Some companies seem to think that everything should be stored the same way in the same database. We respectfully disagree regardless of which place you pick, and if you run performance tests and look at database sizes, we submit you will see why we are correct. We currently split our thought process into several optimizations:

  1. EAM/CMMS maintenance records and related, so names, dates, history records of changes, transactional data we think SQL.

  2. Geospatial data is very unique data and requires optimized indexing and storage methods to be efficient. At the same time, if you store a lot of non-geospatial data, you are going to hurt performance of both your geospatial data and your non-geospatial data. We think ArcGIS, SQL optimized for geospatial. (Back around 1990, the president wrote a GeoSpacial index based GIS database called MapEasy that competed with the likes of ArcInfo)

  3. PDF Files, images, videos, audio records: Blob storage/File system with meta data in a sql database.

  4. IoT with millions per second of readings: database optimized to run literally more than 100 times faster than the alternatives like standard SQL- with setup sharding etc.., heavily optimized for millions of readings per second and for processing (for reports, gauges, charts, big data requests) of 100's of millions to multi-billion record queries (not RETURNING multi-billions though due to compression it will do that faster too, but more optimized for processing billions and returning summary results.). Part of the performance is due to intelligent data aware compression which means the database is typically 91 to 96% smaller than storing in a non-optimized database. That means that 100 Terabytes of IoT data in a traditional SQL database (often even worse if you store it in a geospatial optimized data) only takes 4-9 Terabytes, that means reading into memory is 10 times or more faster just because the time to transmit the data from the database to the processing engine is so much faster. Of course, if you stored regular data or worse geospatial data in this database or likely even worse blob data, it would be worse in this database.

  5. Engineering data. AutoCAD files, with meta data stored in SQL

  6. Accounting data.
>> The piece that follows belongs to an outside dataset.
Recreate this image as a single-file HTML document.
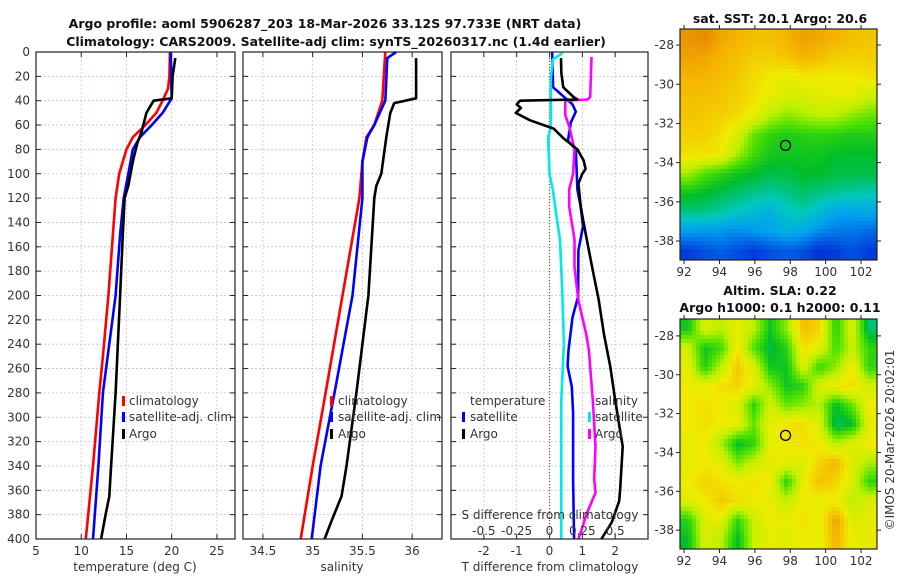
<!DOCTYPE html>
<html><head><meta charset="utf-8">
<style>
html,body{margin:0;padding:0;background:#fff;}
svg{display:block;font-family:"DejaVu Sans","Liberation Sans",sans-serif;}
.t{font-size:12px;fill:#333;}
.b{font-size:12.5px;font-weight:bold;fill:#111;}
</style></head><body>
<svg id="fig" width="900" height="580" viewBox="0 0 900 580">
<text class="b" x="325" y="28" text-anchor="middle">Argo profile: aoml 5906287_203 18-Mar-2026 33.12S 97.733E (NRT data)</text>
<text class="b" x="336" y="46" text-anchor="middle">Climatology: CARS2009. Satellite-adj clim: synTS_20260317.nc (1.4d earlier)</text>
<text class="b" x="780" y="23" text-anchor="middle">sat. SST: 20.1 Argo: 20.6</text>
<text class="b" x="780" y="295" text-anchor="middle">Altim. SLA: 0.22</text>
<text class="b" x="780" y="312" text-anchor="middle">Argo h1000: 0.1 h2000: 0.11</text>
<text class="t" transform="translate(894,440) rotate(-90)" text-anchor="middle">©IMOS 20-Mar-2026 20:02:01</text>
<g id="plots"></g>
</svg>
<script>
// ---- profile data ----
const tClimDepth=[0,20,30,40,50,60,70,80,90,100,120,150,200,250,280,340,400];
const tClimVal=[19.8,19.75,19.6,19.0,18.3,17.1,15.7,15.0,14.6,14.2,13.8,13.5,13.0,12.4,12.0,11.3,10.5];
const tSatDepth=[0,20,38,50,60,70,80,100,120,150,200,280,340,400];
const tSatVal=[19.9,19.95,20.0,19.0,17.8,16.5,15.7,15.2,14.7,14.3,13.8,12.4,11.9,11.3];
const tArgoDepth=[5,20,38,40,50,65,75,90,110,120,150,200,280,340,365,380,400];
const tArgoVal=[20.4,20.1,20.0,18.0,17.2,16.7,16.2,15.7,15.2,14.8,14.6,14.3,13.8,13.3,13.1,12.7,12.2];
const sClimDepth=[0,40,60,70,90,120,200,280,340,400];
const sClimVal=[35.73,35.7,35.62,35.54,35.5,35.47,35.3,35.13,35.0,34.88];
const sSatDepth=[0,5,40,60,70,90,120,200,280,340,400];
const sSatVal=[35.84,35.75,35.73,35.62,35.55,35.5,35.5,35.4,35.22,35.08,34.99];
const sArgoDepth=[5,38,42,50,70,100,110,120,200,280,340,365,385,400];
const sArgoVal=[36.04,36.04,35.82,35.78,35.74,35.69,35.64,35.62,35.56,35.44,35.34,35.29,35.19,35.12];
const dTSatDepth=[0,29,43,49,58,73,80,113,127,143,163,201,218,245,258,275,296,351,400];
const dTSatVal=[0.08,0.11,0.7,0.8,0.65,0.56,0.8,0.85,0.95,1.02,0.88,0.87,0.7,0.58,0.55,0.68,0.72,0.72,0.75];
const dTArgoDepth=[5,17,29,37,39,40,43,46,50,56,63,71,80,89,96,100,108,127,149,177,204,232,258,286,324,360,369,386,400];
const dTArgoVal=[0.35,0.36,0.42,0.73,0.85,-0.9,-1.0,-0.87,-1.03,-0.6,0.13,0.43,0.85,1.04,1.1,1.0,0.88,0.95,1.1,1.3,1.5,1.66,1.85,2.0,2.23,2.15,2.12,1.9,1.58];
const dSSatDepth=[1,6,22,39,61,70,100,113,140,154,204,240,286,400];
const dSSatVal=[0.1,0.025,0.01,0.01,0.01,-0.01,0.0,0.025,0.06,0.08,0.1,0.11,0.09,0.09];
const dSArgoDepth=[4,37,39,40,52,61,80,100,113,127,154,177,204,232,245,286,324,351,362,380,394,400];
const dSArgoVal=[0.32,0.31,0.29,0.12,0.12,0.15,0.19,0.18,0.15,0.15,0.19,0.19,0.22,0.28,0.3,0.33,0.35,0.34,0.35,0.28,0.24,0.22];
const depthTicks=[0,20,40,60,80,100,120,140,160,180,200,220,240,260,280,300,320,340,360,380,400];
const tTicks=[5,10,15,20,25];
const sTicks=[34.5,35,35.5,36];
const dTTicks=[-2,-1,0,1,2];
const dSTicks=[-0.5,-0.25,0,0.25,0.5];
// ---- map data (colour index 0..1) ----
const sstGrid=[
[0.95,0.97,0.92,0.9,0.88,0.88,0.9,0.93,0.92,0.9,0.88,0.87],
[0.93,0.92,0.9,0.88,0.85,0.85,0.87,0.9,0.88,0.85,0.85,0.85],
[0.9,0.9,0.88,0.86,0.83,0.8,0.78,0.8,0.8,0.8,0.8,0.82],
[0.88,0.88,0.87,0.85,0.82,0.78,0.75,0.75,0.77,0.78,0.78,0.72],
[0.87,0.86,0.85,0.83,0.78,0.7,0.65,0.68,0.7,0.7,0.65,0.62],
[0.85,0.85,0.82,0.75,0.62,0.56,0.54,0.55,0.56,0.55,0.54,0.54],
[0.82,0.82,0.8,0.68,0.58,0.53,0.52,0.52,0.52,0.5,0.5,0.5],
[0.68,0.6,0.56,0.52,0.5,0.48,0.48,0.5,0.5,0.48,0.48,0.48],
[0.52,0.5,0.48,0.46,0.44,0.42,0.44,0.46,0.44,0.43,0.42,0.41],
[0.44,0.44,0.42,0.39,0.37,0.34,0.39,0.41,0.37,0.32,0.31,0.32],
[0.3,0.29,0.29,0.27,0.29,0.31,0.34,0.32,0.27,0.24,0.24,0.22],
[0.15,0.18,0.2,0.18,0.15,0.18,0.2,0.18,0.13,0.15,0.18,0.15]];
const slaGrid=[
[0.52,0.76,0.7,0.78,0.7,0.52,0.66,0.88,0.84,0.55,0.76,0.45],
[0.74,0.52,0.58,0.8,0.6,0.48,0.55,0.82,0.78,0.58,0.72,0.56],
[0.78,0.54,0.7,0.87,0.76,0.52,0.52,0.76,0.56,0.66,0.8,0.56],
[0.8,0.78,0.82,0.84,0.78,0.66,0.52,0.55,0.76,0.8,0.83,0.74],
[0.8,0.82,0.8,0.76,0.56,0.74,0.62,0.66,0.7,0.5,0.62,0.8],
[0.8,0.82,0.8,0.78,0.62,0.78,0.82,0.82,0.76,0.46,0.5,0.78],
[0.78,0.8,0.68,0.5,0.56,0.78,0.8,0.82,0.8,0.7,0.76,0.8],
[0.78,0.8,0.78,0.64,0.72,0.78,0.78,0.76,0.84,0.9,0.76,0.68],
[0.8,0.84,0.82,0.8,0.82,0.8,0.55,0.78,0.88,0.84,0.76,0.56],
[0.76,0.8,0.86,0.82,0.8,0.78,0.72,0.8,0.78,0.8,0.7,0.76],
[0.55,0.76,0.78,0.56,0.72,0.8,0.78,0.82,0.78,0.93,0.76,0.78],
[0.5,0.76,0.7,0.5,0.72,0.78,0.76,0.8,0.78,0.9,0.78,0.78]];
const lonTicks=[92,94,96,98,100,102];
const latTicks=[-28,-30,-32,-34,-36,-38];
const argoLon=97.733, argoLat=-33.12;

const NS='http://www.w3.org/2000/svg';
const root=document.getElementById('plots');
function mk(tag,attrs,parent){const e=document.createElementNS(NS,tag);for(const k in attrs)e.setAttribute(k,attrs[k]);(parent||root).appendChild(e);return e;}
const Y0=52,Y1=539;
function yD(d){return Y0+(Y1-Y0)*d/400;}
function lin(a,b,p,q){return v=>p+(v-a)*(q-p)/(b-a);}

function panel(name,x0,x1,xs,ticks,fmt,showY){
  const g=mk('g',{});
  
  
  depthTicks.forEach(d=>{const l=mk('line',{x1:x0,x2:x1,y1:yD(d),y2:yD(d),stroke:'#b8c4e8','stroke-width':0.8,'stroke-dasharray':'2,2'},g);
    
    const t1=mk('line',{x1:x0,x2:x0+5,y1:yD(d),y2:yD(d),stroke:'#222'},g);
    const t2=mk('line',{x1:x1-5,x2:x1,y1:yD(d),y2:yD(d),stroke:'#222'},g);
    if(showY){const t=mk('text',{x:x0-6,y:yD(d)+4,'text-anchor':'end',class:'t'},g);t.textContent=d;}
  });
  ticks.forEach(v=>{const x=xs(v);
    const l=mk('line',{x1:x,x2:x,y1:Y0,y2:Y1,stroke:'#d8c0b8','stroke-width':0.8,'stroke-dasharray':'2,2'},g);
    const t1=mk('line',{x1:x,x2:x,y1:Y1-5,y2:Y1,stroke:'#222'},g);
    const t2=mk('line',{x1:x,x2:x,y1:Y0,y2:Y0+5,stroke:'#222'},g);
    const t=mk('text',{x:x,y:Y1+16,'text-anchor':'middle',class:'t'},g);t.textContent=fmt(v);
  });
  return g;
}
function frame(g,x0,x1){const r=mk('rect',{x:x0,y:Y0,width:x1-x0,height:Y1-Y0,fill:'none',stroke:'#222','stroke-width':1.2},g);}
function line(g,name,ds,vs,xs,col){
  const pts=ds.map((d,i)=>xs(vs[i]).toFixed(1)+','+yD(d).toFixed(1)).join(' ');
  const p=mk('polyline',{points:pts,fill:'none',stroke:col,'stroke-width':2.6,'stroke-linejoin':'round'},g);
  
}
function txt(g,name,x,y,s,anchor){const t=mk('text',{x:x,y:y,class:'t','text-anchor':anchor||'start'},g);t.textContent=s;return t;}
function lbar(g,x,y,col){const r=mk('rect',{x:x,y:y-9,width:3,height:10,fill:col},g);}

// Panel 1: temperature
const xT=lin(5,27,36,235);
const g1=panel('temperature-panel',36,235,xT,tTicks,v=>v,true);
line(g1,'temp-climatology-line',tClimDepth,tClimVal,xT,'#ff0000');
line(g1,'temp-satellite-line',tSatDepth,tSatVal,xT,'#0000ff');
line(g1,'temp-argo-line',tArgoDepth,tArgoVal,xT,'#000000');
frame(g1,36,235);
txt(g1,'x-axis-title-temperature',135,571,'temperature (deg C)','middle');
lbar(g1,122,405,'#ff0000');txt(g1,'legend-climatology',129,405,'climatology');
lbar(g1,122,421,'#0000ff');txt(g1,'legend-satellite-adj',129,421,'satellite-adj. clim');
lbar(g1,122,438,'#000');txt(g1,'legend-argo',129,438,'Argo');

// Panel 2: salinity
const xS=lin(34.3,36.3,243,442);
const g2=panel('salinity-panel',243,442,xS,sTicks,v=>v,false);
line(g2,'sal-climatology-line',sClimDepth,sClimVal,xS,'#ff0000');
line(g2,'sal-satellite-line',sSatDepth,sSatVal,xS,'#0000ff');
line(g2,'sal-argo-line',sArgoDepth,sArgoVal,xS,'#000000');
frame(g2,243,442);
txt(g2,'x-axis-title-salinity',342,571,'salinity','middle');
lbar(g2,330,405,'#ff0000');txt(g2,'legend-climatology',338,405,'climatology');
lbar(g2,330,421,'#0000ff');txt(g2,'legend-satellite-adj',338,421,'satellite-adj. clim');
lbar(g2,330,438,'#000');txt(g2,'legend-argo',338,438,'Argo');

// Panel 3: differences
const xdT=lin(-3,3,451,648);
const xdS=lin(-0.75,0.75,451,648);
const g3=panel('difference-panel',451,648,xdT,dTTicks,v=>v,false);
const z=mk('line',{x1:xdT(0),x2:xdT(0),y1:Y0,y2:Y1,stroke:'#556633','stroke-width':1.2,'stroke-dasharray':'1,2'},g3);

line(g3,'dt-satellite-line',dTSatDepth,dTSatVal,xdT,'#0000ff');
line(g3,'ds-satellite-line',dSSatDepth,dSSatVal,xdS,'#00e8e8');
line(g3,'ds-argo-line',dSArgoDepth,dSArgoVal,xdS,'#ff00ff');
line(g3,'dt-argo-line',dTArgoDepth,dTArgoVal,xdT,'#000000');
frame(g3,451,648);
txt(g3,'x-axis-title-tdiff',550,571,'T difference from climatology','middle');
txt(g3,'s-axis-title',550,519,'S difference from climatology','middle');
dSTicks.forEach(v=>{txt(g3,'s-tick-label',xdS(v),535,String(v),'middle');});
txt(g3,'legend-temperature-heading',470,405,'temperature');
lbar(g3,462,421,'#0000ff');txt(g3,'legend-t-satellite',470,421,'satellite');
lbar(g3,462,438,'#000');txt(g3,'legend-t-argo',470,438,'Argo');
txt(g3,'legend-salinity-heading',595,405,'salinity');
lbar(g3,588,421,'#00e8e8');txt(g3,'legend-s-satellite',595,421,'satellite');
lbar(g3,588,438,'#ff00ff');txt(g3,'legend-s-argo',595,438,'Argo');

// ---- maps ----
const stops=[[0,[0,0,140]],[0.15,[0,60,220]],[0.3,[0,160,240]],[0.4,[0,200,190]],[0.5,[0,190,40]],[0.6,[80,225,0]],[0.7,[190,240,0]],[0.8,[240,235,0]],[0.9,[245,180,0]],[1,[225,120,0]]];
function cmap(v){v=Math.max(0,Math.min(1,v));for(let i=1;i<stops.length;i++){if(v<=stops[i][0]){const a=stops[i-1],b=stops[i];const f=(v-a[0])/(b[0]-a[0]);const c=a[1].map((x,k)=>Math.round(x+(b[1][k]-x)*f));return 'rgb('+c.join(',')+')';}}return 'rgb(225,120,0)';}
function bil(G,u,w){const R=G.length,C=G[0].length;let fx=u*C-0.5,fy=w*R-0.5;fx=Math.max(0,Math.min(C-1,fx));fy=Math.max(0,Math.min(R-1,fy));
  const i=Math.floor(fy),j=Math.floor(fx),i2=Math.min(R-1,i+1),j2=Math.min(C-1,j+1),a=fy-i,b=fx-j;
  return G[i][j]*(1-a)*(1-b)+G[i][j2]*(1-a)*b+G[i2][j]*a*(1-b)+G[i2][j2]*a*b;}
function drawMap(name,G,x0,x1,y0,y1,lonA,lonB,latA,latB){
  const g=mk('g',{});
  const step=4;
  for(let y=y0;y<y1;y+=step){for(let x=x0;x<x1;x+=step){
    const v=bil(G,(x+step/2-x0)/(x1-x0),(y+step/2-y0)/(y1-y0));
    const r=mk('rect',{x:x,y:y,width:Math.min(step,x1-x)+0.3,height:Math.min(step,y1-y)+0.3,fill:cmap(v)},g);
    
  }}
  const lx=lin(lonA,lonB,x0,x1),ly=lin(latA,latB,y0,y1);
  const f=mk('rect',{x:x0,y:y0,width:x1-x0,height:y1-y0,fill:'none',stroke:'#222','stroke-width':1.2},g);
  lonTicks.forEach(v=>{const x=lx(v);const t=mk('line',{x1:x,x2:x,y1:y1,y2:y1+4,stroke:'#222'},g);
    const t2=mk('line',{x1:x,x2:x,y1:y0-4,y2:y0,stroke:'#222'},g);
    txt(g,'lon-tick-label',x,y1+16,v,'middle');});
  latTicks.forEach(v=>{const y=ly(v);const t=mk('line',{x1:x0-4,x2:x0,y1:y,y2:y,stroke:'#222'},g);
    const t2=mk('line',{x1:x1,x2:x1+4,y1:y,y2:y,stroke:'#222'},g);
    txt(g,'lat-tick-label',x0-6,y+4,v,'end');});
  const c=mk('circle',{cx:lx(argoLon),cy:ly(argoLat),r:5,fill:'none',stroke:'#000','stroke-width':1.3},g);
  
}
drawMap('sst-map',sstGrid,680,877,29,260,91.77,102.9,-27.18,-38.97);
drawMap('sla-map',slaGrid,680,877,319,549,91.77,102.9,-27.13,-38.97);
</script>
</body></html>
While CMMS works with and generates lots of accounting data, that accounting data (which is also CMMS data) should not be stored in the GIS or have the 'single source of truth' being the GIS.

  7. Audit data, Long term changes of every change, older Audit data moved to slower, cheaper storage, for access when needed.

  8. Logs, very large append only files, routinely deleted after a short time.

The point is that each storage method is optimized for the storage, given the best overall performance, limits, requirements, access, data rules (double entry requirements in Accounting.) Having UI systems working with different data sources is a problem that was solved decades ago, it is minutes of setup for magnitudes of order better results for decades.

If someone tells you they are storing your EAM/CMMS data in a GIS optimized database - check very carefully their performance and data sizes, it means they either think your non GIS data is trivial or they didn't design their solution with EAM/CMMS in mind.